◆ The problem:
In your copy, include every line of the listing below exactly but none of the pictures.

◆ Raw data:
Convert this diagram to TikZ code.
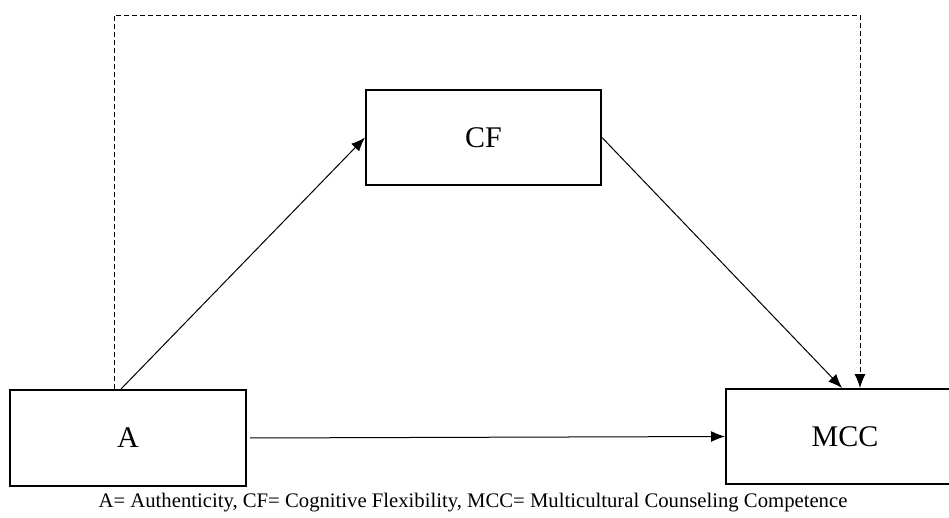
\documentclass[tikz,border=0pt]{standalone}
\usepackage{fontspec}
\setmainfont{Liberation Serif}
\usetikzlibrary{arrows.meta}

\begin{document}
\begin{tikzpicture}[x=1pt,y=-1pt,
		varbox/.style={draw,line width=2pt,font=\fontsize{30}{34}\selectfont},
		effect/.style={line width=1pt,-{Latex[length=14pt,width=11pt]}},
		direct/.style={effect,dash pattern=on 5pt off 3pt}]

	\useasboundingbox (0,0) rectangle (949,517);

	\node[varbox,minimum width=236pt,minimum height=96pt] (A) at (128,438) {A};
	\node[varbox,minimum width=235pt,minimum height=95pt] (CF) at (483.5,137.5) {CF};
	\node[varbox,minimum width=238pt,minimum height=95pt] (MCC) at (845,436.5) {MCC};

	\coordinate (top) at (480,15);

	\draw[effect] ([xshift=-7pt]A.north) -- (CF.west);
	\draw[effect] (CF.east) -- ([xshift=-3pt]MCC.north);
	\draw[effect,shorten <=3pt] (A.east) -- (MCC.west);
	\draw[direct] ([xshift=-14pt]A.north) |- (top) -| ([xshift=15pt]MCC.north);

	\node[font=\fontsize{20.7}{24}\selectfont] (key) at (473,503) {A= Authenticity, CF= Cognitive Flexibility, MCC= Multicultural Counseling Competence};
\end{tikzpicture}
\end{document}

◆ Solved problem:
Convert this diagram to TikZ code.
\documentclass[tikz,border=0pt]{standalone}
\usepackage{fontspec}
\setmainfont{Liberation Serif}
\usetikzlibrary{arrows.meta}

\begin{document}
\begin{tikzpicture}[x=1pt,y=-1pt,
		varbox/.style={draw,line width=2pt,font=\fontsize{30}{34}\selectfont},
		effect/.style={line width=1pt,-{Latex[length=14pt,width=11pt]}},
		direct/.style={effect,dash pattern=on 5pt off 3pt}]

	\useasboundingbox (0,0) rectangle (949,517);

	\node[varbox,minimum width=236pt,minimum height=96pt] (A) at (128,438) {A};
	\node[varbox,minimum width=235pt,minimum height=95pt] (CF) at (483.5,137.5) {CF};
	\node[varbox,minimum width=238pt,minimum height=95pt] (MCC) at (845,436.5) {MCC};

	\coordinate (top) at (480,15);

	\draw[effect] ([xshift=-7pt]A.north) -- (CF.west);
	\draw[effect] (CF.east) -- ([xshift=-3pt]MCC.north);
	\draw[effect,shorten <=3pt] (A.east) -- (MCC.west);
	\draw[direct] ([xshift=-14pt]A.north) |- (top) -| ([xshift=15pt]MCC.north);

	\node[font=\fontsize{20.7}{24}\selectfont] (key) at (473,503) {A= Authenticity, CF= Cognitive Flexibility, MCC= Multicultural Counseling Competence};
\end{tikzpicture}
\end{document}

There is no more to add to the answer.